How Much Should You Spend On Marketing

By Thomas Minieri, artist, author, entrepreneur | CEO of Minieri & Company | founder of the Lemonade MakerĀ® brand.

When determining your marketing budget, there are several key factors to consider. Marketing encompasses everything from branding and website development to communications and sales. It is a big header, and each component needs to be well thought out to ensure your entire marketing system is firing on all cylinders.

Branding Overview

Building a brand is not just for large companies. It is the foundation of every business of any size and in any industry. Your brand is your first impression; it is comprised of the visuals that represent your products or services combined with the words used to communicate those products and services. Everything from logo design to sales copy is what makes your brand unique. A successful brand conveys credibility, while an underfunded brand creates doubt. One of my favorite sayings sums up the vibe of branding: How you do anything is how you do everything. Does your brand image tell prospects that you are professional, or does it send the message that you are low budget and disorganized? Branding is about perception.

Branding Spend

Start off with a professionally designed logo, a defined color palette, a selection of unique photos or carefully selected stock images and well-written sales copy. With a focus on marketing on return on investment (ROI), it might be challenging or impossible to track the effectiveness of many branding efforts. I consider branding an investment that makes every other part of your marketing strategy more effective. A poor brand hurts everything while a great brand helps everything. A business owner may spend anywhere from $ 1,000 to $ 5,000 for initial startup branding and additional funds for ongoing updates and further development.

Advertising Overview

Any effort that directly promotes your business to prospects can be considered advertising. Options may include running paid ads on social media or search engines, posting on social media, email marketing campaigns, direct mail campaigns, billboards, radio spots, outside salespeople or networking events. Your advertising budget should also include the cost to create any content that will be utilized in the actual advertisements as well as the cost of managing advertising campaigns.

Advertising Spend

My rule of thumb with respect to advertising spend is to have two budgets in mind: one to sustain current revenues and another for robust growth. If you want to maintain current revenue amounts, then 5% to 10% of sales allocated toward advertising may suffice. If you want rapid growth, then you may need to push that number higher, possibly to 20% or more depending on the industry and type of business you operate. A startup business should commit to a fixed number for their advertising spend as their revenue may be too low to utilize a percentage of sales as a gauge.

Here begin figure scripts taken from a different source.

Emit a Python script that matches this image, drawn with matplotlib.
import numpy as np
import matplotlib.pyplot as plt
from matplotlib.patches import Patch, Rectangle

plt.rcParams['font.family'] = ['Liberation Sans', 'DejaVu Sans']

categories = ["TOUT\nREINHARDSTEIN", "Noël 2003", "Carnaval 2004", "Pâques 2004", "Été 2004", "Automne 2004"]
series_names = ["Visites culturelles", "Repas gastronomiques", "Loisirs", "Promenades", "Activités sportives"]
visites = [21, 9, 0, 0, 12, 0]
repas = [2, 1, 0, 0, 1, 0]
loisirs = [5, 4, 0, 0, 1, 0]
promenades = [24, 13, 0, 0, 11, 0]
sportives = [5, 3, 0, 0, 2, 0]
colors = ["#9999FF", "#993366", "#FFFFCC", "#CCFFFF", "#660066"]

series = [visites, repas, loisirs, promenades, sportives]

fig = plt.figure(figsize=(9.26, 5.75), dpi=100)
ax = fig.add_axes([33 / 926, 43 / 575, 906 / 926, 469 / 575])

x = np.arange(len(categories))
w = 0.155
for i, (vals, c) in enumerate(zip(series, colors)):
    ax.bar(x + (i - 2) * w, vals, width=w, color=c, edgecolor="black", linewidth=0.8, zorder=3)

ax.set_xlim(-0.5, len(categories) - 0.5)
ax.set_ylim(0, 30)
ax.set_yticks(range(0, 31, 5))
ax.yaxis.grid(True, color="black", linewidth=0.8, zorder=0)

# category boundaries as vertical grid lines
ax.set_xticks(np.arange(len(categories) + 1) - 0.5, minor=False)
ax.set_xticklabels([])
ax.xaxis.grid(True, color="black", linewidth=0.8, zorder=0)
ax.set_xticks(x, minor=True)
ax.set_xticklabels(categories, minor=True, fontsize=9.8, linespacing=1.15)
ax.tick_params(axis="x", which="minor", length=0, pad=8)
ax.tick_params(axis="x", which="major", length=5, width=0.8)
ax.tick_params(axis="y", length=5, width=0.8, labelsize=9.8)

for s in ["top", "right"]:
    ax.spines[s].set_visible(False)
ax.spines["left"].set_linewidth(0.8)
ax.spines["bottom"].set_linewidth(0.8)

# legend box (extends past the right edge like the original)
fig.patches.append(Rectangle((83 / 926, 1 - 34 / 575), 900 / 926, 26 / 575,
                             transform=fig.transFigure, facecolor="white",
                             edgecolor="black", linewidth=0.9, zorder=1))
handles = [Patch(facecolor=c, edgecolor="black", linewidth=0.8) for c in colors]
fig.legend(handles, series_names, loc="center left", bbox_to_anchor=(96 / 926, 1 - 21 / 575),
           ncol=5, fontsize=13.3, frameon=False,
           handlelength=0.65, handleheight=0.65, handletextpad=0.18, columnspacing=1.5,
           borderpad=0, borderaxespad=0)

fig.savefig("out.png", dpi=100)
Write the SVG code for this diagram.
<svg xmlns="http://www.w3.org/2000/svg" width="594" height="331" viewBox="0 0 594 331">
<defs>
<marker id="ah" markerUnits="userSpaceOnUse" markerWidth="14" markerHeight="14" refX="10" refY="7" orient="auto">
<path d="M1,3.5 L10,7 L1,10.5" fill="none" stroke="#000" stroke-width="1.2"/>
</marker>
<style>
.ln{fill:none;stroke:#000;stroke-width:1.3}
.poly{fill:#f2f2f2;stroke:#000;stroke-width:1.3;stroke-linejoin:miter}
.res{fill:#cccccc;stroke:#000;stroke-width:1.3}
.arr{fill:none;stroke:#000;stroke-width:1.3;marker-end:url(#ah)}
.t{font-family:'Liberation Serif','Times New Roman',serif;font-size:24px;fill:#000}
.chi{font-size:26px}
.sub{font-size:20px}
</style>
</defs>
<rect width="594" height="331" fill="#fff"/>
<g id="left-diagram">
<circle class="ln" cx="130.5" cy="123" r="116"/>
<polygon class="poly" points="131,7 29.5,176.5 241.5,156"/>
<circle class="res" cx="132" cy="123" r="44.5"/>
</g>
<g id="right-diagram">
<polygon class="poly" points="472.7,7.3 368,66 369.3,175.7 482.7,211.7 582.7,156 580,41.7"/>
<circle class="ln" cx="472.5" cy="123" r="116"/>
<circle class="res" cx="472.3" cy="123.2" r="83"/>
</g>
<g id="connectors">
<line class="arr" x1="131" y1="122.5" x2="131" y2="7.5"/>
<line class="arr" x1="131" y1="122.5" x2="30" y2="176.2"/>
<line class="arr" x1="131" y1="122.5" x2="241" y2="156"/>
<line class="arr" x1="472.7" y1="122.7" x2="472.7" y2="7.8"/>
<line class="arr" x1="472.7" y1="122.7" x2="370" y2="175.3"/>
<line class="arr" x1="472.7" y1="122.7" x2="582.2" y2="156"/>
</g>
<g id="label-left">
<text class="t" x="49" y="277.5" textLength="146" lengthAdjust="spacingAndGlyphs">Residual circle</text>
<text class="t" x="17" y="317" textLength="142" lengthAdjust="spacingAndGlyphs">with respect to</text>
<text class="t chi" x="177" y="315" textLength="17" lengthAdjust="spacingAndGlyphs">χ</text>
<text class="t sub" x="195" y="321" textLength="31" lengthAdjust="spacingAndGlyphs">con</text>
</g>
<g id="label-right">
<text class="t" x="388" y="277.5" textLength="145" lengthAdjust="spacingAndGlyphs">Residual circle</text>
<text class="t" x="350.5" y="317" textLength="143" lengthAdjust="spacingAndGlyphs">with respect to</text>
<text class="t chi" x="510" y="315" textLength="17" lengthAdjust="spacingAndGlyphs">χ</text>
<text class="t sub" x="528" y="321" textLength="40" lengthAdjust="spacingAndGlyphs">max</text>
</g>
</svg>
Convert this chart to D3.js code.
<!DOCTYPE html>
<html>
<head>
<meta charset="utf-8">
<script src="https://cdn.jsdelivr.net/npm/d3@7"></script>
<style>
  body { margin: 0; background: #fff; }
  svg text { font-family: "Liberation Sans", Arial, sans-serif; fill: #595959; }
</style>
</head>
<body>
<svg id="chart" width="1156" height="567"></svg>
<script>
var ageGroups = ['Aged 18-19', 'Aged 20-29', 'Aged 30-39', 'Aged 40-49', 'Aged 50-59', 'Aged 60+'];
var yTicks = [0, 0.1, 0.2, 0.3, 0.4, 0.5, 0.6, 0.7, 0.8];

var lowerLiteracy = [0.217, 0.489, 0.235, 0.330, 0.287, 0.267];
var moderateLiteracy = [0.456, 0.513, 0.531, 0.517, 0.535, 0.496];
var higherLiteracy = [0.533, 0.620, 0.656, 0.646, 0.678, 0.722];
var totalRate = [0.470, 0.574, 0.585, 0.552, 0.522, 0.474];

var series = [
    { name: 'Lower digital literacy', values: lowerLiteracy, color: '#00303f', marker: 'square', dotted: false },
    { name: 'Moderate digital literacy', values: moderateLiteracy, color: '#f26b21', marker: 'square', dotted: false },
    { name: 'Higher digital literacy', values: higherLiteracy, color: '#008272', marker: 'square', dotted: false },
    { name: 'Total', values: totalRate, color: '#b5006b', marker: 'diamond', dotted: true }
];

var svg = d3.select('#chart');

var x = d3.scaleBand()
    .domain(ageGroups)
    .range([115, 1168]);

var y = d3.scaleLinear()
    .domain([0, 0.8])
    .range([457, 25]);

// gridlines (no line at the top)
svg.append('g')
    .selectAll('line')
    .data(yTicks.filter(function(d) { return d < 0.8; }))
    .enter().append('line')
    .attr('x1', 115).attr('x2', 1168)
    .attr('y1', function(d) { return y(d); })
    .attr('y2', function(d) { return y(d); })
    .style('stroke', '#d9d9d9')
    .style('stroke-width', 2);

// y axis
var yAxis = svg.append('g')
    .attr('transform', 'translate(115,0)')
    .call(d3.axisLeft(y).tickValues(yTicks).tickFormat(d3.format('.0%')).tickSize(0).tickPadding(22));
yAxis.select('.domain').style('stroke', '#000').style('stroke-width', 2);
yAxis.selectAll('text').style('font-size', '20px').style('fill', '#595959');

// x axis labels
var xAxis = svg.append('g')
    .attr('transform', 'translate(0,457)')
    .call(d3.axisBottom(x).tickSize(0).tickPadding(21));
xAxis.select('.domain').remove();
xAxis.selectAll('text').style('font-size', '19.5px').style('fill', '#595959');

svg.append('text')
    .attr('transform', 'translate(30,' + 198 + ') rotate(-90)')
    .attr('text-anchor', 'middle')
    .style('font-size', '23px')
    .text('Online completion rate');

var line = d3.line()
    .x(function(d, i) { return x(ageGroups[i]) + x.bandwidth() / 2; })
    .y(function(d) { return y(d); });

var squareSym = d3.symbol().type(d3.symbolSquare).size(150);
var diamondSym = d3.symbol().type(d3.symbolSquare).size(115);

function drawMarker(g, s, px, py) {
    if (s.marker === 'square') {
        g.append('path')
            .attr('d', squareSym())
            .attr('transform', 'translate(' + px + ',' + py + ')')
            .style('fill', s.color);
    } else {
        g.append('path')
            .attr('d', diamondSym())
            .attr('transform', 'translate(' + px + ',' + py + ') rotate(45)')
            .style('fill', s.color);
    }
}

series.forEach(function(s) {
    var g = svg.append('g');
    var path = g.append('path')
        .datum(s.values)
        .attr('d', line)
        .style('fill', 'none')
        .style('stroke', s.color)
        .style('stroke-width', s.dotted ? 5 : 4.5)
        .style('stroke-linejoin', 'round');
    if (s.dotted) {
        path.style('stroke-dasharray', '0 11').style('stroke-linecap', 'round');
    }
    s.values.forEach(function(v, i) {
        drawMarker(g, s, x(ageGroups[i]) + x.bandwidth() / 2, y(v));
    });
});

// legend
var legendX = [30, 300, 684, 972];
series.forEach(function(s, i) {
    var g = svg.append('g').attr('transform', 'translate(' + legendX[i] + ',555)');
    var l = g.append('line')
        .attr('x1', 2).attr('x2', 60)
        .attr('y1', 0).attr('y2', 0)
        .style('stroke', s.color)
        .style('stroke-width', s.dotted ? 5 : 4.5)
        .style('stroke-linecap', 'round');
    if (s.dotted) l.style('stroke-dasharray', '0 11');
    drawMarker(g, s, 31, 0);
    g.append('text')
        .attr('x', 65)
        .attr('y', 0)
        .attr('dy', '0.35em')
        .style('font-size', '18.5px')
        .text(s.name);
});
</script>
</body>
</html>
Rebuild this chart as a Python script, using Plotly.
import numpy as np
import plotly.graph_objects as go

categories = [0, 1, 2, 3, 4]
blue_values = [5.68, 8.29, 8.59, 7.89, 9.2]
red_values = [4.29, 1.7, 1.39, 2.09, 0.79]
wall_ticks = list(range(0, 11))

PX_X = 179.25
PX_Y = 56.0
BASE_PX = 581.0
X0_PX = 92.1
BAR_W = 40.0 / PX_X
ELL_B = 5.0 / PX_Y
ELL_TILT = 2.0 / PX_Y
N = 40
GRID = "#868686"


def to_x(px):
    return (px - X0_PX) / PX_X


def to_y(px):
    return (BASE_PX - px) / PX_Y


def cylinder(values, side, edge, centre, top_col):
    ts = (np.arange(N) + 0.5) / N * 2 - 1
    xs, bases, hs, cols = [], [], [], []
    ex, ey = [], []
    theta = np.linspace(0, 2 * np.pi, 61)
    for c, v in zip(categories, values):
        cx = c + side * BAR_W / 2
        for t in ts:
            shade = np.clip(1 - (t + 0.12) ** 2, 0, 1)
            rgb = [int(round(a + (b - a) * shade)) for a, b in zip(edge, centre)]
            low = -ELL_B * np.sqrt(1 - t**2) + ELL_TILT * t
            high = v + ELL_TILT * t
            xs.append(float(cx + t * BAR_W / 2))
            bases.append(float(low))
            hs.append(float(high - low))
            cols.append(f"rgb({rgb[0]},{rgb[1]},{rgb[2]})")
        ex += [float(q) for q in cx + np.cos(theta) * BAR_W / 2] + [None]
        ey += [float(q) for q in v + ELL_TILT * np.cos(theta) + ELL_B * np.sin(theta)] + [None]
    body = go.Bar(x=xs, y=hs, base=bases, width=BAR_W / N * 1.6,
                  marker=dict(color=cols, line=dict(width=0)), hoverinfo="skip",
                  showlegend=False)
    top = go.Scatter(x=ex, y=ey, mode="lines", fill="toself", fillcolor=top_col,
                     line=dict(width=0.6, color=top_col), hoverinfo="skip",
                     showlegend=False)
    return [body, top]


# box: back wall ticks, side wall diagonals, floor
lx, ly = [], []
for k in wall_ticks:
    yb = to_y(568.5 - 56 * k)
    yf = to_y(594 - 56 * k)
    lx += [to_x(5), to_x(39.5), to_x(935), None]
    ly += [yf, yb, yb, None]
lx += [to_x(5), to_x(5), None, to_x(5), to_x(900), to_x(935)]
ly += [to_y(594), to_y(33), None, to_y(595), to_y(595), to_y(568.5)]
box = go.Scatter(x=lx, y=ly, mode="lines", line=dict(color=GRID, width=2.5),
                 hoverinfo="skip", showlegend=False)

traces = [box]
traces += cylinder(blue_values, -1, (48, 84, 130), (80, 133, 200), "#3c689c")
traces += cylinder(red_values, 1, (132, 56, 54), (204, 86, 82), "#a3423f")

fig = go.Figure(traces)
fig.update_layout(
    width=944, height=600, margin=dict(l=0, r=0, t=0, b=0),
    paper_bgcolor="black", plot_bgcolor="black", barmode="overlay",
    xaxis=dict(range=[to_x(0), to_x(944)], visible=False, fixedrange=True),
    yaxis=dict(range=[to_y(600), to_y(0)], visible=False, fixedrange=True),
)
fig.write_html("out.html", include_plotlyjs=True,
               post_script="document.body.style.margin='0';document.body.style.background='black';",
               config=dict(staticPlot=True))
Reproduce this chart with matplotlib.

For many small businesses, $ 1,000 per month is a reasonable minimum advertising spend.

Communications

I call communications “marketing insurance.” If you are going to spend money on branding and advertising, then make sure leads are managed properly. The first step to achieving this is to streamline the methods by which prospects can connect with you. Having too many methods (such as telephone, email, chat, texting and messaging) can be overwhelming. I prefer the good old-fashioned telephone. While I also like chat for website communication, I strive to get the prospect on the phone as soon as possible. Personal correspondence with prospects is crucial in many industries.

Communication Spend

The costs for proper communication can vary between industries. Spend what needs to be spent to ensure you are not losing leads due to unresponsiveness. Failure to manage your communication systems properly can be fatal to a business as money is being wasted on advertisements that are not turning into sales. Another aspect of communications and “marketing insurance” is customer service. The last thing you want is for a new customer to ask for a refund due to poor service.

Sales

Sales are under the marketing umbrella as the prospect has not yet purchased. The prospect saw your credible brand promoted in an advertisement, then they visited your website to learn more and now they are ready to make a purchase!

Sales Spend

Like communications, your sales spend will vary between industries. The goal here is to develop professional sales presentations or sales methods that clearly explain in detail the benefits of your offerings in a manner that encourages the prospect to make a purchase. Graphic design slideshows can work well and may help your team stay focused when presenting. Keep them fun and interesting. Videos and other media are also smart investments to improve sales results. If you rely on a sales team, they should be properly dressed, polite, knowledgeable and able to clearly communicate your products or services. Make sure they have the tools they need to succeed.

Customer Acquisition Cost

I tend to summarize marketing spend into one primary data point: customer acquisition cost (CAC). This is the total cost to get one new customer and includes your branding efforts, advertising spend, designer and marketing team salaries, and sales process costs. To find this number, simply add up all the above expenses and divide by the number of customers you acquired in that same timeframe. It makes for good business practice to evaluate your CAC annually and work to get that number lower each year without diminishing your brand. Avoid cutting your marketing budget, rather work to refine your marketing effectiveness. Starving your business of crucial marketing components is never a smart decision.

Conclusion

A well-thought-out marketing plan can make or break a company. It can also separate a company that is stuck in a revenue plateau from one that is soaring to new heights. I took my first company, a service-based studio business, from a small underfunded startup to a bustling national franchise in just six years. My CAC was about $ 250 per customer in years one and two. As our brand and marketing systems were perfected, I was able to lower that number to $ 110 per customer. This improved profitability and made my brand attractive to prospective franchisees.